Since you are unable to send me trace file and you don't want to send me debug info then all I can say is "yes, you can't calculate elapsed time by just substracting last tim value from first tim value because sometimes it gives you wrong results".

Let's look at the following tiny example:

PARSING IN CURSOR #1 len=16 dep=0 uid=1 oct=3 lid=0 tim=1000000 hv=1000000 ad='5ff9ad80'
cursor 1000000 dep0
END OF STMT
PARSE #1:c=1000,e=1000,p=0,cr=0,cu=0,mis=0,r=0,dep=0,og=4,tim=1000000
EXEC #1:c=1000,e=1000,p=0,cr=0,cu=0,mis=0,r=0,dep=0,og=4,tim=1001000
WAIT #1: nam='SQL*Net message from client' ela= 1000000 p1=1952673792 p2=1 p3=0


According to your python program elapsedtime=1000 (mintime=1000000 and maxtime=1001000). The same result will be in case if you use well known tools like grep/head/tail/bc.
According to OraSRP elapsedtime=1002000.
Which result is correct?
I believe that 1002000 is more precise answer here than 1000.

jforonda said...

Egor,

> So, for me, your python program doesn't help at all.

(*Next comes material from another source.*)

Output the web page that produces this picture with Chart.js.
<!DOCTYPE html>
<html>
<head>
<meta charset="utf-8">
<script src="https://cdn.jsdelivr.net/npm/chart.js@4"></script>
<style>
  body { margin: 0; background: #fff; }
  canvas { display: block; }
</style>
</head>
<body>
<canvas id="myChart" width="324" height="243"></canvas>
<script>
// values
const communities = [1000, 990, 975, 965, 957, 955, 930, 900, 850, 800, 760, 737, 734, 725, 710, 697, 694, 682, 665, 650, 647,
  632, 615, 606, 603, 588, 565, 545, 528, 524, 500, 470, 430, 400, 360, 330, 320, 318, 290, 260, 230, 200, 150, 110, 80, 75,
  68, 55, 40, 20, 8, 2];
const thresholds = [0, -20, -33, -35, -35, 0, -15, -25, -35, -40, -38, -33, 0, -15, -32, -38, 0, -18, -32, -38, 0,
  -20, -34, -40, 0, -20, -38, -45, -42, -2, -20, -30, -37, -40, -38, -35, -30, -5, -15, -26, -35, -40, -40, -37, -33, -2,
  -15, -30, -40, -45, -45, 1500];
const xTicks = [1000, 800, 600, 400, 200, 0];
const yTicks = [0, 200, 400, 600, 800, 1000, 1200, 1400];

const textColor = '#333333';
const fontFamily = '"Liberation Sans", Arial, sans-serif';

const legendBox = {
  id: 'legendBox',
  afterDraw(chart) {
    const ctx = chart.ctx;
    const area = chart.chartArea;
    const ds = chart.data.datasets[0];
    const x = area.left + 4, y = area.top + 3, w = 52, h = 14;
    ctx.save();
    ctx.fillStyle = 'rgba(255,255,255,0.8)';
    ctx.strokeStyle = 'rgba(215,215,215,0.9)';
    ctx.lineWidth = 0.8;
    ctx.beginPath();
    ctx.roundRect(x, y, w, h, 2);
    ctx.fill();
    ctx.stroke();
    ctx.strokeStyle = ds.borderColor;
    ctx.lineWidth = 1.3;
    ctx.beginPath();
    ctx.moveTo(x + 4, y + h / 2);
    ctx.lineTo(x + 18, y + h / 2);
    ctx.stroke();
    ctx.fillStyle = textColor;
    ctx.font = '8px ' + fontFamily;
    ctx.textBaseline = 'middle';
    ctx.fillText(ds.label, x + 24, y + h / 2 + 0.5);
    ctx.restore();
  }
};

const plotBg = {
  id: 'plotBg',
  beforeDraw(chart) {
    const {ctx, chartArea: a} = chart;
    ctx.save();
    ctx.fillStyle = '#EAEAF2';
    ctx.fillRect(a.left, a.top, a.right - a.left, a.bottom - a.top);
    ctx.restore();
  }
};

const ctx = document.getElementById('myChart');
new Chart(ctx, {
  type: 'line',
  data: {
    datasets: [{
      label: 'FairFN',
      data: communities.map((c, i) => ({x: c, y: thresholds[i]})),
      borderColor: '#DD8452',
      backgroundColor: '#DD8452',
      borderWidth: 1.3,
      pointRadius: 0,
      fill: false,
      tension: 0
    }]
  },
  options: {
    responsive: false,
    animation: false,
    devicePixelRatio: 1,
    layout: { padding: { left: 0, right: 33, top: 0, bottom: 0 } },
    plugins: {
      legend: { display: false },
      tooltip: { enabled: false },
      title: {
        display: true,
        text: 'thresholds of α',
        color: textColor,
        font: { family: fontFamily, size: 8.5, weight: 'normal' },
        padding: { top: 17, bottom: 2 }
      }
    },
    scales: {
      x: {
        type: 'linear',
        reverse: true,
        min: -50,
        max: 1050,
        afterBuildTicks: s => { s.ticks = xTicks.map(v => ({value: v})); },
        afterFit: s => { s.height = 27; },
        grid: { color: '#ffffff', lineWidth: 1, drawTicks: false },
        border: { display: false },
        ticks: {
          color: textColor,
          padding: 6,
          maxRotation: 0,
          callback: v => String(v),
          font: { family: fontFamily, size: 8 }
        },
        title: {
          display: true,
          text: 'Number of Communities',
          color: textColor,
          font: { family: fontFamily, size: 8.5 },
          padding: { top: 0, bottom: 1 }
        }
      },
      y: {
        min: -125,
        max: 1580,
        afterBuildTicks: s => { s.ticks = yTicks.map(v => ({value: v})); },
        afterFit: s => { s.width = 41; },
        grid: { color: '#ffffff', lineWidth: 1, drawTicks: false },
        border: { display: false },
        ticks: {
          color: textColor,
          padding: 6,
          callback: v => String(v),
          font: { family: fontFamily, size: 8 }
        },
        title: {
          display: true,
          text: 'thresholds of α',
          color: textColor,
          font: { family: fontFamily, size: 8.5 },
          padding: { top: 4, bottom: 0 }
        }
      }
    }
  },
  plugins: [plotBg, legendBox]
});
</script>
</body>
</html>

I'm sorry if the first one didn't help. I probably was not clear enough about the intent and looking back now, the title of the post being "OraSRP v3.0b - short program to approximate session elapsed time" probably added to it being taken out of context.

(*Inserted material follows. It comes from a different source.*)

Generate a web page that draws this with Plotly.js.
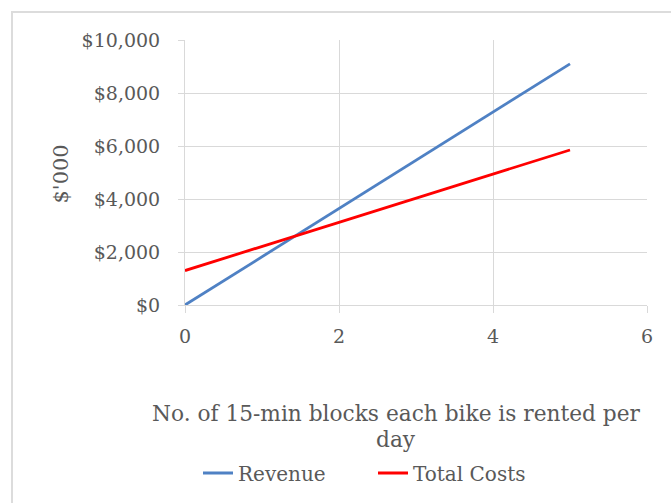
<!DOCTYPE html>
<html><head><meta charset="utf-8">
<script src="https://cdn.plot.ly/plotly-3.0.1.min.js"></script>
<style>html,body{margin:0;padding:0;background:#fff;}#chart{width:671px;height:503px;}</style>
</head><body><div id="chart"></div>
<script>
var blocks = [0, 1, 2, 3, 4, 5];
var revenue = [0, 1820, 3640, 5460, 7280, 9100];
var totalCosts = [1300, 2210, 3120, 4030, 4940, 5850];
var yTickVals = [0, 2000, 4000, 6000, 8000, 10000];
var yTickText = ['$0', '$2,000', '$4,000', '$6,000', '$8,000', '$10,000'];
var xTickVals = [0, 2, 4, 6];
var xTitleLine1 = 'No. of 15-min blocks each bike is rented per';
var xTitleLine2 = 'day';
var yTitle = "$'000";

var fontFam = 'DejaVu Serif, Liberation Serif, serif';
var grey = '#595959';
var L = 185, R = 647, T = 40, B = 306;
var pw = R - L, ph = B - T;
function px(x) { return (x - L) / pw; }
function py(y) { return (B - y) / ph; }

var traces = [
  {x: blocks, y: revenue, name: 'Revenue', mode: 'lines', line: {color: '#4f81c4', width: 2.8}},
  {x: blocks, y: totalCosts, name: 'Total Costs', mode: 'lines', line: {color: '#ff0000', width: 2.8}}
];
var layout = {
  width: 671, height: 503,
  margin: {l: L, r: 671 - R, t: T, b: 503 - B},
  paper_bgcolor: '#fff', plot_bgcolor: '#fff',
  font: {family: fontFam, color: grey, size: 19},
  showlegend: true,
  legend: {orientation: 'h', x: px(198), xanchor: 'left', y: py(473), yanchor: 'middle',
           font: {family: fontFam, size: 20, color: grey}, tracegroupgap: 0,
           entrywidth: 130, entrywidthmode: 'pixels'},
  xaxis: {range: [0, 6], tickvals: xTickVals, showgrid: true, gridcolor: '#d9d9d9', gridwidth: 1,
          zeroline: false, showline: true, linecolor: '#d9d9d9', ticks: 'outside', ticklen: 7,
          tickcolor: '#d9d9d9', fixedrange: true, ticklabelstandoff: 7, tickfont: {size: 19, color: grey}},
  yaxis: {range: [0, 10000], tickvals: yTickVals, ticktext: yTickText, showgrid: true, gridcolor: '#d9d9d9',
          zeroline: false, showline: true, linecolor: '#d9d9d9', ticks: 'outside', ticklen: 6,
          tickcolor: '#d9d9d9', fixedrange: true, ticklabelstandoff: 14, tickfont: {size: 19, color: grey}},
  annotations: [
    {xref: 'paper', yref: 'paper', x: px(396), y: py(415), text: xTitleLine1,
     showarrow: false, xanchor: 'center', yanchor: 'middle', font: {family: fontFam, size: 21.7, color: grey}},
    {xref: 'paper', yref: 'paper', x: px(396), y: py(441), text: xTitleLine2,
     showarrow: false, xanchor: 'center', yanchor: 'middle', font: {family: fontFam, size: 21.7, color: grey}},
    {xref: 'paper', yref: 'paper', x: px(61), y: py(175), text: yTitle, textangle: -90,
     showarrow: false, xanchor: 'center', yanchor: 'middle', font: {family: fontFam, size: 21, color: grey}}
  ],
  shapes: [
    {type: 'rect', xref: 'paper', yref: 'paper', x0: px(12), x1: px(900), y0: py(900), y1: py(12),
     line: {color: '#dcdcdc', width: 2}, fillcolor: 'rgba(0,0,0,0)', layer: 'below'}
  ]
};
Plotly.newPlot('chart', traces, layout, {displayModeBar: false, staticPlot: true});
</script></body></html>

So please allow me to try one more time. I updated the page that I used to display the screenshots for this specific discussion. It is still here:

http://jforonda.blogspot.com/2007/03/orasrp-v30b-short-program-to.html

I added the second screenshot (the first one is still there so it is preserved). The second screenshot shows a slightly modified version of the first program. This time, the program does not calculate elapsed time. It simply looks for min and max tim values and prints them together with the total lines read.

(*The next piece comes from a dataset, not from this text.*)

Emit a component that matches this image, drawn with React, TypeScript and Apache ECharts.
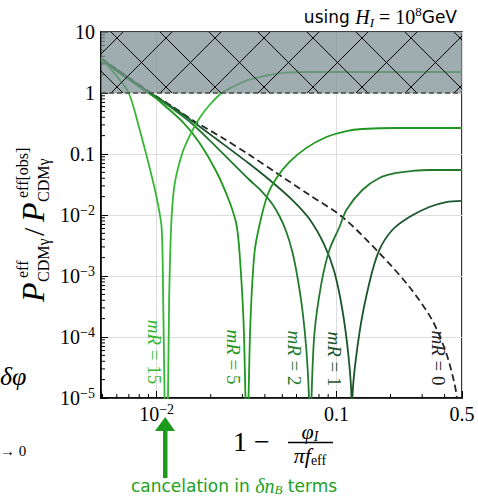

The intent of this program is to attempt to answer one of your earlier questions, namely:

>What if your trace file contain (min tim) somewhere around 100th line?

The output of the program shows that the minimum tim found in the trace file is the one in line 25, the same one that was used in the calculation shown in the body of this post.

Now, on top of that, please note other things I've mentioned earlier so that everything is in context:

- The way that the trace file was activated was by inserting the 'alter session...' command in the program's source code, right after the connection to the database was established. IOW, it was not activated from a 3rd-party session.

- The start tim used in the calculation comes from the command that activated the 10046 trace.

- The second screenshot shows the minimum tim as the same one as that used in the calculations.

I hope this helps.

James

egor said...

So, your first tim line is 25, last tim line is 2156805. What are the cursor# values in these lines?
Also, in order to provide valuable info you simple program need to print all WAIT lines (actually only cursor# values and ela values are necessary) before line 25 and after line 2156805.

jforonda said...

> So, your first tim line is 25, last tim line is 2156805. What are the cursor# values in these lines?
Also, in order to provide valuable info you simple program need to print all WAIT lines (actually only cursor# values and ela values are necessary) before line 25 and after line 2156805.


The answers to these can be found in the two screenshots in the body of this post. The first screenshot shows the top of the tracefile, and the second one shows the bottom.

The answers are:

Cursor #:
line 25 - cursor# 5
line 2156805 - cursor #15

WAIT lines:
Before line 25 - No WAIT lines precedes this line. Please see screenshot of top of tracefile.

After line 2156805 - there's several of these. I used them as part of the calculation to determine end timestamp. Those are the ones that total to 1,998 microseconds. Again, please refer to body of post and the screenshot that represents the bottom of the tracefile.

egor said...

So, the chances that it's a bug in OraSRP are increasing.
You can write a small program (or just use grep) to grep lines 'PARSING IN CURSOR/PARSE/EXEC/FETCH' (i.e. no cursors text, no binds, just numbers) and send them to me.

jforonda said...

>So, the chances that it's a bug in OraSRP are increasing.

I'm glad to hear that.

>You can write a small program (or just use grep) to grep lines 'PARSING IN CURSOR/PARSE/EXEC/FETCH' (i.e. no cursors text, no binds, just numbers) and send them to me.

I'm on the road right now but let me just quickly say that I think I've given you all the information that is needed to calculate the session elapsed time for this specific trace file. At this point, I believe that you should now be able to say for sure if the calculation that was done in the body of this post is correct or not.

Please note that as I mentioned earlier, I want to put a limit to what I do here, and I really don't want to be drawn into the debugging phase.

egor said...

> I believe that you should now be able to say for sure if the calculation that was done in the body of this post is correct or not.
Strictly speaking -- no. But I think that with high probability this calculation is correct.

> I really don't want to be drawn into the debugging phase.
Sure, I'll try not to bother you at all.

jforonda said...

Egor,

First of all, I'm sorry for the delay in moderating the comments. I can see that you posted your comment last Saturday and I just approved it now (Tuesday). As I briefly mentioned in my previous comment, I'm currently on the road.

Anyway...

>Strictly speaking -- no.
Can you be more specific? What information is missing for you to be sure that the calculation described in the main post is correct or not? Again, please keep in mind that we are just talking about this specific trace file.

>But I think that with high probability this calculation is correct.
It would be nice if we can get to a point where you have no doubts whatsoever. However, I also recognize that that is not always possible.